Musée du Petit Palais, Genebra
Mas o que acontece quando fechamos a porta de casa? Quando desligamos as câmeras, apagamos as luzes e ficamos só com o reflexo na janela escura? Ali, às vezes, vem um cansaço que não tem nome. É o peso das máscaras que usamos o dia inteiro. E a pergunta volta: quem sou eu quando ninguém me vê? Será que sequer existe um “eu” que não tenha sido costurado por expectativas?

J. Paul Getty Museum, Los Angeles
Há quem diga que a liberdade está em desprezar o olhar alheio. Mas não é simples. Somos animais sociais, feitos de linguagem e espelhos. Precisamos do outro para existir, mas não para nos definir. Talvez a verdadeira sobrevivência não seja agradar, nem chocar, nem se esconder. Talvez seja apenas permitir-se ser inconsistente. Ser forte e frágil, alegre e triste, confiante e inseguro, tudo ao mesmo tempo, sem pedir licença ao olhar de ninguém.

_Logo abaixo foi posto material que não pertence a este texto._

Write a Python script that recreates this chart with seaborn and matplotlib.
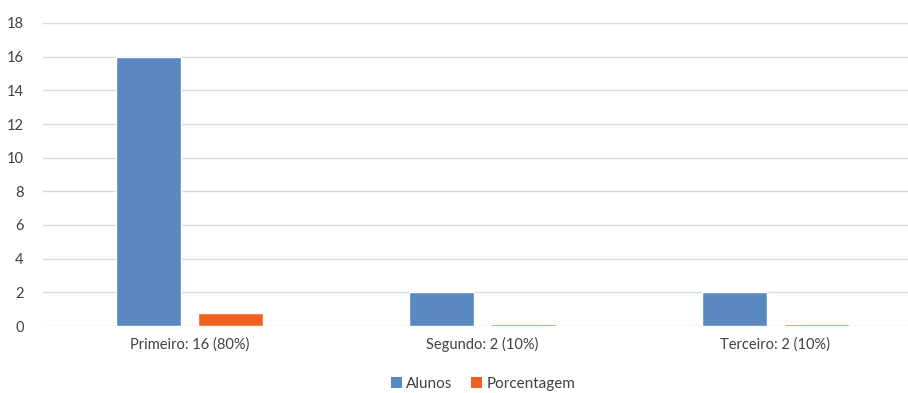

No fim das contas, sobreviver no olhar do outro é inevitável. Mas talvez a arte da vida esteja em equilibrar-se entre o que os outros veem e o que sabemos que somos quando a sala está vazia. Entre o espelho do elevador e o reflexo na janela escura. Entre a persona e a alma. E, quem sabe, um dia, encontrar uma paz que não precise de plateia para existir.

Porque, no fim, o único olhar que realmente carregamos para sempre é o nosso próprio. E sobreviver a ele, esse sim é o maior desafio.